Claro que o populismo venceu na Europa, destruindo os Estados em favor dos mercados, acreditando que tudo isso vai mudar em Maio, na Europa e em Portugal. Bom, caro leitor, cá estaremos para ver. Mas a grande verdade é a que João Cravinho ontem referiu: Seguro arrisca-se a ser o coveiro do PS, seja por hesitação ou por impreparação.

Mas Soares tem razão com a situação francesa, que é muito difícil, salientando que tem alguma esperança do novo governo de Manuel Valls! Simplesmente, Manuel Valls anunciou hoje o congelamento das prestações sociais e a manutenção do congelamento dos salários dos funcionários públicos no contexto de poupanças de 50 mil milhões de euros que quer fazer na despesa pública daqui até 2017. E, tal como o nosso Primeiro-Ministro, também lá referiu que tem vontade de ir mais longe.

Os reais socialistas franceses já dizem que não foram eleitos para organizar a perda do poder de compra dos reformados, dos funcionários e dos assalariados que beneficiam de prestações sociais. E não estão com meias medidas, logo salientando que Manuel Valls faz de solicitador da Comissão Europeia. Por cá, Mário Soares mostra-se muito esperançado na ação de Valls...

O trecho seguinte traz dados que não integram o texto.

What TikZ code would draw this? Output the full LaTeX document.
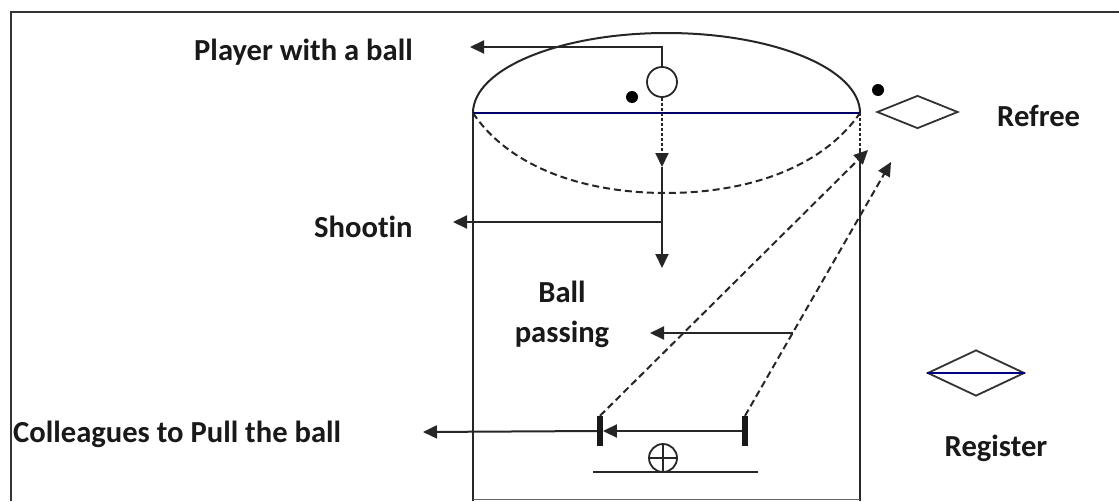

Em contrapartida, sobre o futuro próximo de Portugal apenas diz que veremos o que se passa nas próximas eleições para o Parlamento Europeu. E, perante a realidade que lhe foi apontada de que o PS diz que não retirar a austeridade logo que chegue ao poder, refugia-se nas palavras do Papa Francisco. Como se estas tenham mudado a desgraça que vai pelo Mundo! De resto, ontem mesmo o Conselho da Europa salientou que os Direitos Humanos, a Democracia e o Estado de Direito atravessam, na Europa, uma crise sem precedentes desde o fim da Guerra Fria.

Por fim, mostra-se crente de que o PS não se coligará com o PSD, que é uma realidade para mim diametralmente oposta. Embora logo diga que não tem certezas. E tem razão, porque o PS, logo desde o primeiro dia da Revolução de Abril, foi quem abriu as portas ao regresso da direita, até ao atual descalabro.

Aqui está o que terá sempre de considerar-se uma entrevista indubitavelmente inútil, para mais com um leque muito vasto de tantos outras repletas de interesse, que o i tem dado aos portugueses. E sem que Mário Soares seja claro no que mais interessa aos portugueses, e sem nos fornecer as principais linhas que devem enformar o desenvolvimento futuro, do País e do Mundo. Foi uma oportunidade que se gorou.